Im going through a pretty hard time right now. Broke up with my boyfriend after 2.5 years. I haven’t worked since October and I found out today that I didn’t get a job I really wanted. I’m being audited for my 2025 state taxes (I know that’s dumb to include. But yall. It’s so fucking TEDIOUS. It’s truly mind-numbing).
In my life before this I would order a dumpling feast and drink a bottle of wine and mope. Maybe have some ice cream. In the before times I was an epically emotional eater and binge eater.
NOW I HAVE TO ACTUALLY FEEL ALL OF THIS SHIT.
I can’t even eat my feelings. Like physically cannot eat them. Mentally am not interested.
So now I just have to FEEL ALL OF THIS SADNESS AND ANXIETY AND LONELINESS.

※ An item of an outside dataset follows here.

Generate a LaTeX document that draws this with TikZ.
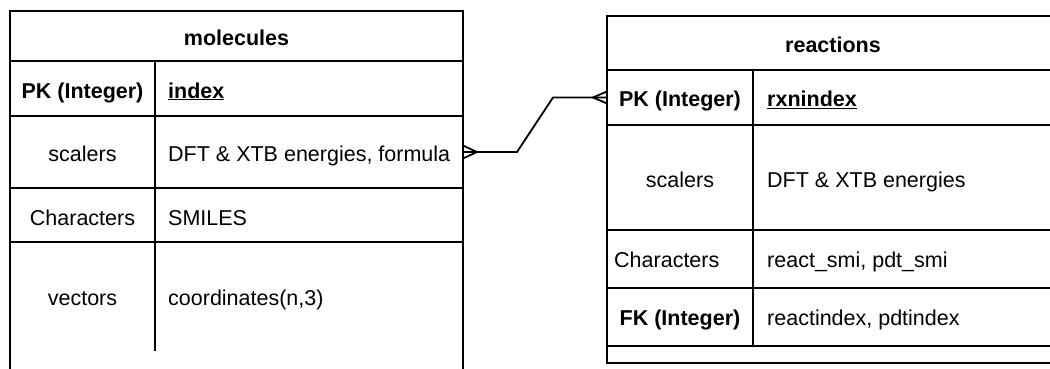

I know overall this is a win. Duh. I know.
that’s why I said this is a vent. Just the wild thing in my head.
I don’t really have anywhere else to share this insane thought. So please no hate. I am aware that overall this is a good thing.
But losing a crutch is still losing a crutch when you feel alone and sad. Losing a quick fix is still a loss.
Losing something that has soothed you for 45 years is fucking real.
So now I just sit here and cry? Is that the deal?